According to Forbes, successful investors focus on a company's competitive advantage and not just profits. This is a crucial factor when deciding how to pick good stocks. Because it’s the company's competitive advantage that gears them to defend and scale their profits in the future. Other factors include competitor strategy and consumer behavior strategy. Analyzing these factors will help to determine if the firm has a strategic advantage against its competitors.

Determine a Fair Price for the Stock

The fair value of a stock is determined by the market value where the stock is traded, it’s the value of a company's assets against its liabilities rather than just the sale price.
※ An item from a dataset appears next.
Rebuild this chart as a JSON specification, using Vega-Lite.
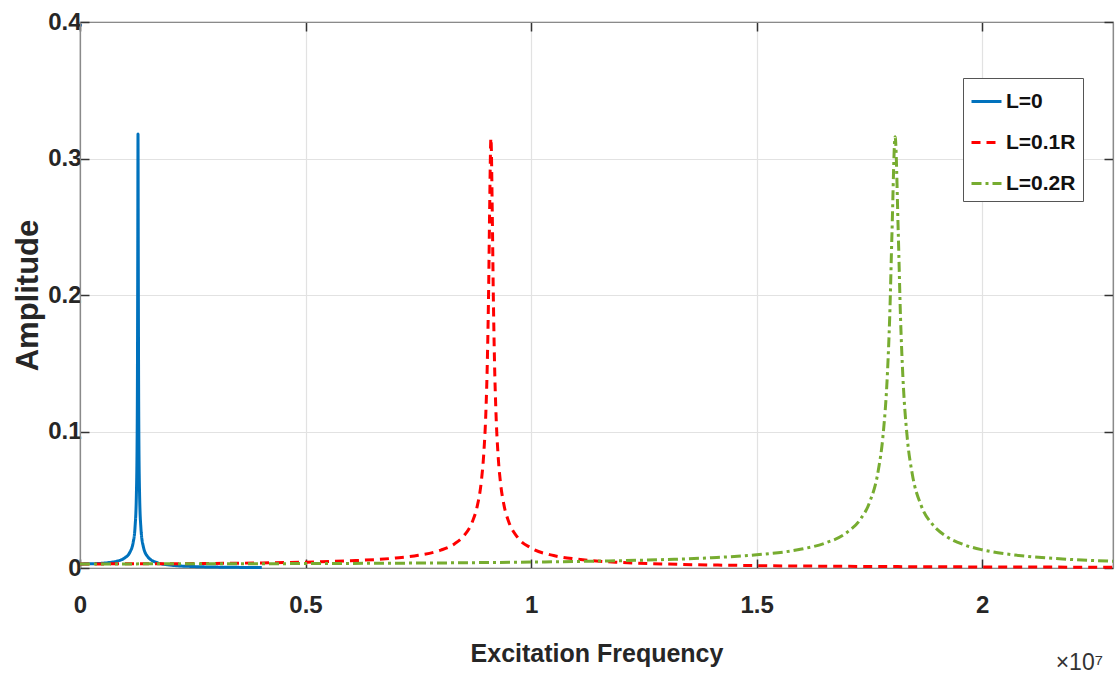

The 4 basic elements for an investor to break down a stock’s value are its

  • Price to book (P/B ratio) - Compares a company's market value to its book value - the net assets of a company.
  • Price to earnings (P/E ratio) - Helps analyze how well a stock price reflects the company's earnings, a key indicator to determine if the stock is undervalued or overvalued. With a preference towards higher P/E ratios.
  • Price to earnings growth (PEG) - Used to define a stock's value while also factoring in the company's anticipated earnings growth, and it is thought to provide a more accurate picture than the P/E ratio.
  • Dividend yield - Consistently paid off dividends translate stability, although unexpectedly high yields may mean the company is in desperate times wanting to retain investors and fetch new customers

Portfolio Diversification

When deciding how to select stocks to buy, having a portfolio dispersed across multiple financial instruments, industries and categories can be a great relief. Because it prevents risking the entire investment on a single stock. A diversified portfolio also gives a better analysis of how different instruments react to the same event along with generating profits. But analysts also suggest that it can’t guarantee against systematic or market risk but can mitigate the unsystematic risk. Especially since the investment is based on market news and a basic analysis of key elements.

Buy Stocks With a Margin of Safety

How to select a stock to buy is a daunting task for beginners due to being unfamiliar with stock market behavior. For this purpose Mutual funds turn out to be one of the safest investment instruments for generating wealth, achieving financial goals, and also come with tax benefits. While stocks are a single company investment, mutual funds are a group of investments with hundreds of stocks in a single fund. The other types are Exchange-Traded Funds (ETF) and low-cost index funds that are most suitable for beginners. As ETFs deliver the benefits without the added cost of an actively managed mutual fund that needs professional help. And to make it easy for beginners who are still learning about how to choose stocks; virtual platforms like the Wall Street Survivor - a stock market game provides guidance and $100,000 virtually to get you started.

Speaking of stock trading simulation, another platform that has been gaining massive popularity is Robo Advisor. Unlike the Wall Street Survivor, which is a brokerage that offers advice then automatically invests the client's assets based on the data provided by them, with minimal human intervention.

Decide How Long You Want to Hold the Stock

The stock holding time for a stock is one of the most important parts of your stock trading plan. How long to hold stock comes down to how much risk you're willing to take on and what kind of returns you need to be satisfied with your stock market investment.


The knowledge of how to pick stocks is only to guide you and does not guarantee success. Since high-profit margins and high dividend yields may not necessarily indicate a company's good financial health. The biggest example is Enron which gained favorable stock prices by manipulating future projections, but when their bubble burst it brought their stock price crashing down from $90.75 per share to below $1 in less than 18 months bringing the company to its knees. As a result, shareholders lost a shocking $74 billion accumulated over 4 years. Be smart, start slow, and start safely.